Asian professional investors are increasingly shifting their fixed income asset allocation from investment-grade (IG) to “fallen angel” bonds, a sub-asset class that previously attracted little attention because of liquidity concerns, to diversify away from IG and slightly increase their risk exposure.
“Fallen angel” bonds are IG bonds (typically rated BBB) that have been downgraded to junk bonds (typically BB), which are debt securities rated poorly by credit agencies in the wake of a deterioration in the financial status of the issuer.
However, “fallen angels” have historically offered equity-like returns at bond-like risk, which means they present lower risk to investors than equities, which are traditionally considered high-risk, high-return investments.
These securities have delivered returns of 8.2% so far this year, which is very close to the 8.3% delivered by high yield (HY) bonds, and much higher than the 3% to 5% returns on IG bonds, and 5% return on equities.
For Asian investors, there is increasing interest in the income-generating aspect of “fallen angels” as an asset class, compared to IG bonds, HY bonds, and equities. These investors are professional investors, including institutional and high-net-worth clients.
“What we're seeing is that our Asian clients, in general, are opportunity-driven and they have a strong ability to appreciate that risk-return asymmetrical profile that’s existing because of an inefficient market structure,” says Paul Benson, head of efficient beta, insight investment, at BNY Mellon Investment Management. “They’re thinking about that as almost like an arbitrage opportunity, as opposed to our North American investors, and our European investors to some degree, who are more focused on the overall large-scale asset allocation plan.”
There are a couple of reasons for the renewed interest in “fallen angels”. On the issuer side, the flood of cash that entered the financial markets and the global economy in the wake of quantitative easing after the pandemic set in resulted in upgrades for many issuers. On the investor side, there were few downgrades from IG to junk bonds, hence, there were fewer “fallen angels” to invest in.

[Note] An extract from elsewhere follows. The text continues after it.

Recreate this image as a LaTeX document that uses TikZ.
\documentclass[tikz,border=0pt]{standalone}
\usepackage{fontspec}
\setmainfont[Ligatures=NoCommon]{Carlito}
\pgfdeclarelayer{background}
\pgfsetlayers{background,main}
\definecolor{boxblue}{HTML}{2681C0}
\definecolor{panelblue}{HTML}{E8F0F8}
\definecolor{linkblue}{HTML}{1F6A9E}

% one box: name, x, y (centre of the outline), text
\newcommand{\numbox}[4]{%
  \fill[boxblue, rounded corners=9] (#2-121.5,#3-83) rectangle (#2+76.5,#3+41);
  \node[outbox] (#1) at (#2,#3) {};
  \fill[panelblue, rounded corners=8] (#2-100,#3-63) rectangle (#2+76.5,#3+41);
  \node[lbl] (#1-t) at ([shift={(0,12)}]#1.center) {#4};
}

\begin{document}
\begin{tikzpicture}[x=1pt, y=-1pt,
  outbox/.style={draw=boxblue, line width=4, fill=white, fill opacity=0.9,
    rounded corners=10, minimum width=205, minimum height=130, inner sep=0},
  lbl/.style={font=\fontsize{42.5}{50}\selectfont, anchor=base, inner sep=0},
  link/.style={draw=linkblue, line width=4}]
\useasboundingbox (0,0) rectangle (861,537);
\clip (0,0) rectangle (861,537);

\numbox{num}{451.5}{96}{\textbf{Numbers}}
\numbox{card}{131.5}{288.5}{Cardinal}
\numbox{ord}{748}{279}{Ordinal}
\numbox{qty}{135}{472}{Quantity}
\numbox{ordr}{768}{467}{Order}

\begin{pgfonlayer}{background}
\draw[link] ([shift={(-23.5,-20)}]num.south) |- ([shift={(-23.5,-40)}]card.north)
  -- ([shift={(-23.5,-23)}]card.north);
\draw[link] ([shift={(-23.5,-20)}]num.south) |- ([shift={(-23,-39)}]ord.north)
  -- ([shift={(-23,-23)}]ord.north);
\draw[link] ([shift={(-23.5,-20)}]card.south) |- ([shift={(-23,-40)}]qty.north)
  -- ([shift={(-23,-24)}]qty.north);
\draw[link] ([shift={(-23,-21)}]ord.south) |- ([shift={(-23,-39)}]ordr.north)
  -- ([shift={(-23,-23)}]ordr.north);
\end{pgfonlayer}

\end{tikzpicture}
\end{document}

Secondly, the quantitative tightening undertaken by central banks to control inflation post-Covid resulted in soaring interest rates that presented business difficulties and challenges for many issuers, thus resulting in downgrades by credit rating agencies.

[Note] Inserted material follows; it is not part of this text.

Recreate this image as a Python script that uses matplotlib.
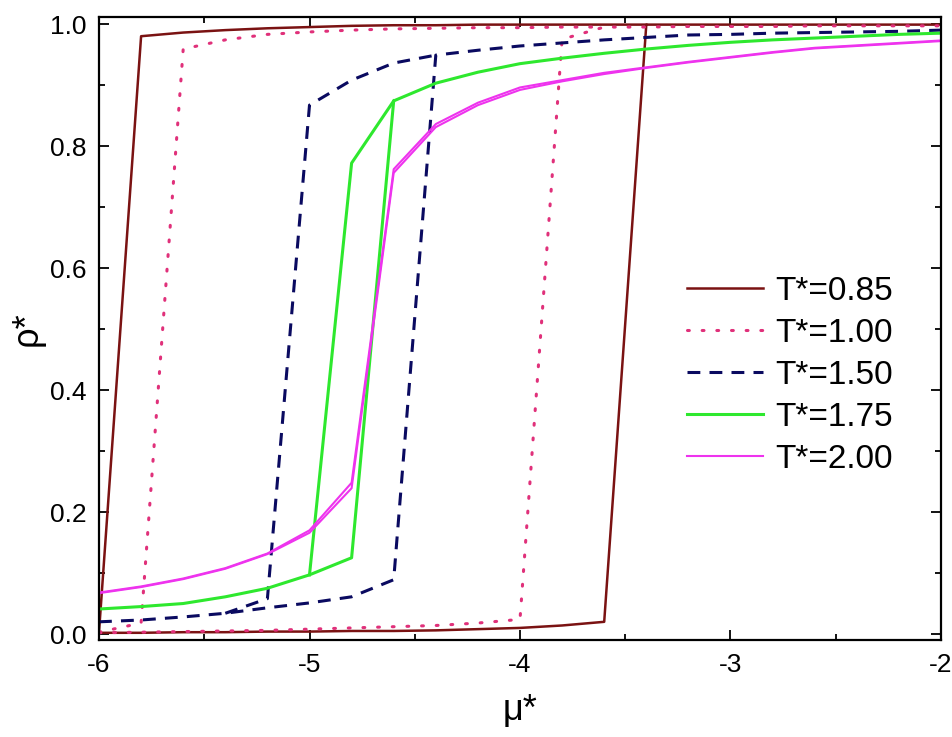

“Now that we're getting into a more challenging environment, that's actually paradoxically going to be really good for fallen angel investors because we're going to start seeing more downgrades from the Triple-B space as rating agencies get tougher on these companies. That's what the fallen angel investors needs to see. They need to see more supply coming in so they can come in at that discount, harvest that opportunity set, and drive that alpha above and beyond broad high yield,” Benson says.
The risk that comes with investing in “fallen angels” is that there may be a sudden, large increase in interest rates in the coming months. The other is default risk on the part of specific issuers.
“We saw that when rates went from zero to 5%. That certainly was a very painful experience for all risk asset classes, including high yield, fallen angels, including IG. But we don't know anybody, really, who thinks that rates are going to go from 4.5% to 9%. On the default risk, we saw that default risk for this asset class has been around 1.5% (which is very low),” Benson explains.